= SUPPLIED DATA =
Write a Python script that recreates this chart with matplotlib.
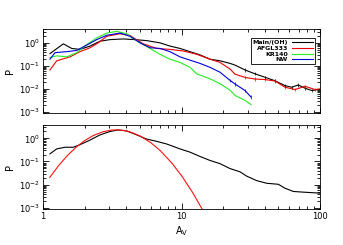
import numpy as np
import matplotlib
matplotlib.use("Agg")
import matplotlib.pyplot as plt
from matplotlib.ticker import LogLocator, NullFormatter, FixedLocator

plt.rcParams['font.family'] = ['DejaVu Sans']
plt.rcParams['mathtext.default'] = 'regular'

# ---- top panel data ----
main_x = [1.123, 1.402, 1.611, 1.850, 2.185, 2.580, 3.046, 3.80, 4.62, 5.61, 7.00, 8.26, 9.75,
          11.52, 13.60, 16.06, 18.97, 22.39, 24.34, 28.74, 33.94, 40.08, 47.32, 55.88, 62.48,
          69.7, 77.9, 87.1, 100.0]
main_y = [0.340, 0.906, 0.572, 0.519, 0.724, 1.18, 1.38, 1.48, 1.38, 1.25, 1.0, 0.724, 0.572,
          0.414, 0.300, 0.195, 0.166, 0.128, 0.108, 0.0663, 0.045, 0.032, 0.0225, 0.0138, 0.0118,
          0.0148, 0.0107, 0.0085, 0.0095]

afgl_x = [1.123, 1.256, 1.566, 1.850, 2.185, 2.507, 2.884, 3.597, 4.248, 5.30, 6.62, 8.26, 10.30,
          12.88, 16.06, 18.97, 22.39, 24.34, 28.74, 33.94, 40.08, 47.32, 55.88, 66.0, 77.9, 92.0, 100.0]
afgl_y = [0.0663, 0.166, 0.246, 0.414, 0.613, 1.0, 1.93, 2.49, 2.08, 0.906, 0.572, 0.519, 0.443,
          0.318, 0.195, 0.141, 0.0731, 0.0435, 0.0315, 0.0267, 0.0254, 0.0219, 0.0118, 0.0093,
          0.0130, 0.0093, 0.010]

kr_x = [1.123, 1.256, 1.483, 1.751, 2.068, 2.442, 2.884, 3.405, 4.021, 4.62, 5.017, 5.925, 7.00,
        8.26, 9.75, 11.52, 12.88, 16.06, 18.97, 22.39, 24.34, 28.74, 31.75]
kr_y = [0.230, 0.272, 0.246, 0.375, 0.847, 1.63, 2.66, 3.15, 2.49, 1.38, 1.0, 0.572, 0.318,
        0.195, 0.141, 0.0863, 0.0448, 0.0274, 0.0168, 0.00881, 0.00519, 0.00318, 0.00208]

nw_x = [1.123, 1.221, 1.483, 1.751, 2.068, 2.442, 2.884, 3.597, 4.248, 5.017, 5.925, 7.00, 8.26,
        9.75, 11.52, 13.60, 16.06, 18.97, 22.39, 24.34, 28.74, 31.75]
nw_y = [0.195, 0.375, 0.414, 0.470, 0.798, 1.38, 2.13, 2.66, 1.93, 1.0, 0.613, 0.572, 0.414,
        0.246, 0.177, 0.128, 0.0863, 0.0529, 0.0235, 0.0163, 0.00847, 0.00443]

# ---- bottom panel data ----
tot_x = [1.123, 1.256, 1.442, 1.655, 1.850, 2.185, 2.580, 3.046, 3.498, 4.021, 4.75, 5.61, 6.62,
         7.82, 9.75, 11.52, 13.60, 16.06, 18.97, 22.39, 26.45, 29.57, 34.91, 41.23, 50.0, 55.88,
         64.16, 75.8, 100.0]
tot_y = [0.215, 0.351, 0.414, 0.414, 0.534, 0.847, 1.42, 1.99, 2.32, 2.11, 1.42, 0.934, 0.745,
         0.572, 0.351, 0.254, 0.165, 0.111, 0.0805, 0.0494, 0.0357, 0.0232, 0.0148, 0.0114,
         0.0103, 0.00696, 0.00504, 0.00470, 0.00426]

fit_x = [1.12, 1.3, 1.5, 1.75, 2.0, 2.3, 2.7, 3.1, 3.4, 3.8, 4.3, 5.0, 6.0, 7.0, 8.5, 10.0, 12.0, 14.0, 15.0]
fit_y = [0.0206, 0.0678, 0.181, 0.436, 0.805, 1.32, 1.93, 2.28, 2.34, 2.22, 1.87, 1.29, 0.654,
         0.301, 0.0867, 0.0245, 0.00464, 0.00093, 0.00043]

labels = ["Main/(OH)", "AFGL333", "KR140", "NW"]
colors = ["black", "#ee0000", "#22ee22", "#0000dd"]

W, H = 343, 245
fig = plt.figure(figsize=(W / 100, H / 100), dpi=100)
left, right = 43 / W, 320 / W
ax1 = fig.add_axes([left, 1 - 113.5 / H, right - left, (113.5 - 29) / H])
ax2 = fig.add_axes([left, 1 - 209.3 / H, right - left, (209.3 - 124.5) / H])

lw = 0.8
ax1.plot(main_x, main_y, color=colors[0], lw=lw, label=labels[0])
ax1.plot(afgl_x, afgl_y, color=colors[1], lw=lw, label=labels[1])
ax1.plot(kr_x, kr_y, color=colors[2], lw=lw, label=labels[2])
ax1.plot(nw_x, nw_y, color=colors[3], lw=lw, label=labels[3])

# small error bars on tails
for xs, ys, c, xmin in [(main_x, main_y, colors[0], 25), (afgl_x, afgl_y, colors[1], 25),
                        (nw_x, nw_y, colors[3], 20)]:
    xs = np.array(xs); ys = np.array(ys)
    m = xs > xmin
    ax1.errorbar(xs[m], ys[m], yerr=[ys[m] * 0.15, ys[m] * 0.18], fmt='none',
                 ecolor=c, elinewidth=0.5, capsize=0)

ax2.plot(tot_x, tot_y, color='black', lw=lw)
ax2.plot(fit_x, fit_y, color='#ff1111', lw=lw)

for ax in (ax1, ax2):
    ax.set_xscale('log')
    ax.set_yscale('log')
    ax.set_xlim(1, 100)
    ax.set_ylim(8.5e-4, 4)
    ax.yaxis.set_major_locator(FixedLocator([1e-3, 1e-2, 1e-1, 1]))
    ax.yaxis.set_minor_locator(LogLocator(base=10, subs=np.arange(2, 10), numticks=20))
    ax.yaxis.set_minor_formatter(NullFormatter())
    ax.xaxis.set_major_locator(FixedLocator([1, 10, 100]))
    ax.xaxis.set_minor_locator(LogLocator(base=10, subs=np.arange(2, 10), numticks=20))
    ax.xaxis.set_minor_formatter(NullFormatter())
    ax.tick_params(which='both', direction='in', top=True, right=True, width=0.6, labelsize=6, pad=2)
    ax.tick_params(which='major', length=4.5)
    ax.tick_params(which='minor', length=2.5)
    for s in ax.spines.values():
        s.set_linewidth(0.6)
    ax.set_yticklabels([r'$10^{-3}$', r'$10^{-2}$', r'$10^{-1}$', r'$10^{0}$'])
    ax.set_ylabel('P', fontsize=7, labelpad=3)

ax1.set_xticklabels([])
ax2.set_xticklabels(['1', '10', '100'])
ax2.set_xlabel(r'A$_V$', fontsize=7, labelpad=2)

leg = ax1.legend(loc='upper right', bbox_to_anchor=(318 / W, 1 - 35 / H), bbox_transform=fig.transFigure,
                 fontsize=4.5, markerfirst=False, handlelength=3.4, handletextpad=0.6,
                 labelspacing=0.05, borderpad=0.3, fancybox=False, framealpha=1, edgecolor='black')
leg.get_frame().set_linewidth(0.6)
for t in leg.get_texts():
    t.set_fontweight('bold')

fig.savefig('out.png', dpi=100)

= THE PROBLEM =
Images in the data above are to be skipped. Retype all other material exactly.

= RESULT OF THIS TASK =
Write a Python script that recreates this chart with matplotlib.
import numpy as np
import matplotlib
matplotlib.use("Agg")
import matplotlib.pyplot as plt
from matplotlib.ticker import LogLocator, NullFormatter, FixedLocator

plt.rcParams['font.family'] = ['DejaVu Sans']
plt.rcParams['mathtext.default'] = 'regular'

# ---- top panel data ----
main_x = [1.123, 1.402, 1.611, 1.850, 2.185, 2.580, 3.046, 3.80, 4.62, 5.61, 7.00, 8.26, 9.75,
          11.52, 13.60, 16.06, 18.97, 22.39, 24.34, 28.74, 33.94, 40.08, 47.32, 55.88, 62.48,
          69.7, 77.9, 87.1, 100.0]
main_y = [0.340, 0.906, 0.572, 0.519, 0.724, 1.18, 1.38, 1.48, 1.38, 1.25, 1.0, 0.724, 0.572,
          0.414, 0.300, 0.195, 0.166, 0.128, 0.108, 0.0663, 0.045, 0.032, 0.0225, 0.0138, 0.0118,
          0.0148, 0.0107, 0.0085, 0.0095]

afgl_x = [1.123, 1.256, 1.566, 1.850, 2.185, 2.507, 2.884, 3.597, 4.248, 5.30, 6.62, 8.26, 10.30,
          12.88, 16.06, 18.97, 22.39, 24.34, 28.74, 33.94, 40.08, 47.32, 55.88, 66.0, 77.9, 92.0, 100.0]
afgl_y = [0.0663, 0.166, 0.246, 0.414, 0.613, 1.0, 1.93, 2.49, 2.08, 0.906, 0.572, 0.519, 0.443,
          0.318, 0.195, 0.141, 0.0731, 0.0435, 0.0315, 0.0267, 0.0254, 0.0219, 0.0118, 0.0093,
          0.0130, 0.0093, 0.010]

kr_x = [1.123, 1.256, 1.483, 1.751, 2.068, 2.442, 2.884, 3.405, 4.021, 4.62, 5.017, 5.925, 7.00,
        8.26, 9.75, 11.52, 12.88, 16.06, 18.97, 22.39, 24.34, 28.74, 31.75]
kr_y = [0.230, 0.272, 0.246, 0.375, 0.847, 1.63, 2.66, 3.15, 2.49, 1.38, 1.0, 0.572, 0.318,
        0.195, 0.141, 0.0863, 0.0448, 0.0274, 0.0168, 0.00881, 0.00519, 0.00318, 0.00208]

nw_x = [1.123, 1.221, 1.483, 1.751, 2.068, 2.442, 2.884, 3.597, 4.248, 5.017, 5.925, 7.00, 8.26,
        9.75, 11.52, 13.60, 16.06, 18.97, 22.39, 24.34, 28.74, 31.75]
nw_y = [0.195, 0.375, 0.414, 0.470, 0.798, 1.38, 2.13, 2.66, 1.93, 1.0, 0.613, 0.572, 0.414,
        0.246, 0.177, 0.128, 0.0863, 0.0529, 0.0235, 0.0163, 0.00847, 0.00443]

# ---- bottom panel data ----
tot_x = [1.123, 1.256, 1.442, 1.655, 1.850, 2.185, 2.580, 3.046, 3.498, 4.021, 4.75, 5.61, 6.62,
         7.82, 9.75, 11.52, 13.60, 16.06, 18.97, 22.39, 26.45, 29.57, 34.91, 41.23, 50.0, 55.88,
         64.16, 75.8, 100.0]
tot_y = [0.215, 0.351, 0.414, 0.414, 0.534, 0.847, 1.42, 1.99, 2.32, 2.11, 1.42, 0.934, 0.745,
         0.572, 0.351, 0.254, 0.165, 0.111, 0.0805, 0.0494, 0.0357, 0.0232, 0.0148, 0.0114,
         0.0103, 0.00696, 0.00504, 0.00470, 0.00426]

fit_x = [1.12, 1.3, 1.5, 1.75, 2.0, 2.3, 2.7, 3.1, 3.4, 3.8, 4.3, 5.0, 6.0, 7.0, 8.5, 10.0, 12.0, 14.0, 15.0]
fit_y = [0.0206, 0.0678, 0.181, 0.436, 0.805, 1.32, 1.93, 2.28, 2.34, 2.22, 1.87, 1.29, 0.654,
         0.301, 0.0867, 0.0245, 0.00464, 0.00093, 0.00043]

labels = ["Main/(OH)", "AFGL333", "KR140", "NW"]
colors = ["black", "#ee0000", "#22ee22", "#0000dd"]

W, H = 343, 245
fig = plt.figure(figsize=(W / 100, H / 100), dpi=100)
left, right = 43 / W, 320 / W
ax1 = fig.add_axes([left, 1 - 113.5 / H, right - left, (113.5 - 29) / H])
ax2 = fig.add_axes([left, 1 - 209.3 / H, right - left, (209.3 - 124.5) / H])

lw = 0.8
ax1.plot(main_x, main_y, color=colors[0], lw=lw, label=labels[0])
ax1.plot(afgl_x, afgl_y, color=colors[1], lw=lw, label=labels[1])
ax1.plot(kr_x, kr_y, color=colors[2], lw=lw, label=labels[2])
ax1.plot(nw_x, nw_y, color=colors[3], lw=lw, label=labels[3])

# small error bars on tails
for xs, ys, c, xmin in [(main_x, main_y, colors[0], 25), (afgl_x, afgl_y, colors[1], 25),
                        (nw_x, nw_y, colors[3], 20)]:
    xs = np.array(xs); ys = np.array(ys)
    m = xs > xmin
    ax1.errorbar(xs[m], ys[m], yerr=[ys[m] * 0.15, ys[m] * 0.18], fmt='none',
                 ecolor=c, elinewidth=0.5, capsize=0)

ax2.plot(tot_x, tot_y, color='black', lw=lw)
ax2.plot(fit_x, fit_y, color='#ff1111', lw=lw)

for ax in (ax1, ax2):
    ax.set_xscale('log')
    ax.set_yscale('log')
    ax.set_xlim(1, 100)
    ax.set_ylim(8.5e-4, 4)
    ax.yaxis.set_major_locator(FixedLocator([1e-3, 1e-2, 1e-1, 1]))
    ax.yaxis.set_minor_locator(LogLocator(base=10, subs=np.arange(2, 10), numticks=20))
    ax.yaxis.set_minor_formatter(NullFormatter())
    ax.xaxis.set_major_locator(FixedLocator([1, 10, 100]))
    ax.xaxis.set_minor_locator(LogLocator(base=10, subs=np.arange(2, 10), numticks=20))
    ax.xaxis.set_minor_formatter(NullFormatter())
    ax.tick_params(which='both', direction='in', top=True, right=True, width=0.6, labelsize=6, pad=2)
    ax.tick_params(which='major', length=4.5)
    ax.tick_params(which='minor', length=2.5)
    for s in ax.spines.values():
        s.set_linewidth(0.6)
    ax.set_yticklabels([r'$10^{-3}$', r'$10^{-2}$', r'$10^{-1}$', r'$10^{0}$'])
    ax.set_ylabel('P', fontsize=7, labelpad=3)

ax1.set_xticklabels([])
ax2.set_xticklabels(['1', '10', '100'])
ax2.set_xlabel(r'A$_V$', fontsize=7, labelpad=2)

leg = ax1.legend(loc='upper right', bbox_to_anchor=(318 / W, 1 - 35 / H), bbox_transform=fig.transFigure,
                 fontsize=4.5, markerfirst=False, handlelength=3.4, handletextpad=0.6,
                 labelspacing=0.05, borderpad=0.3, fancybox=False, framealpha=1, edgecolor='black')
leg.get_frame().set_linewidth(0.6)
for t in leg.get_texts():
    t.set_fontweight('bold')

fig.savefig('out.png', dpi=100)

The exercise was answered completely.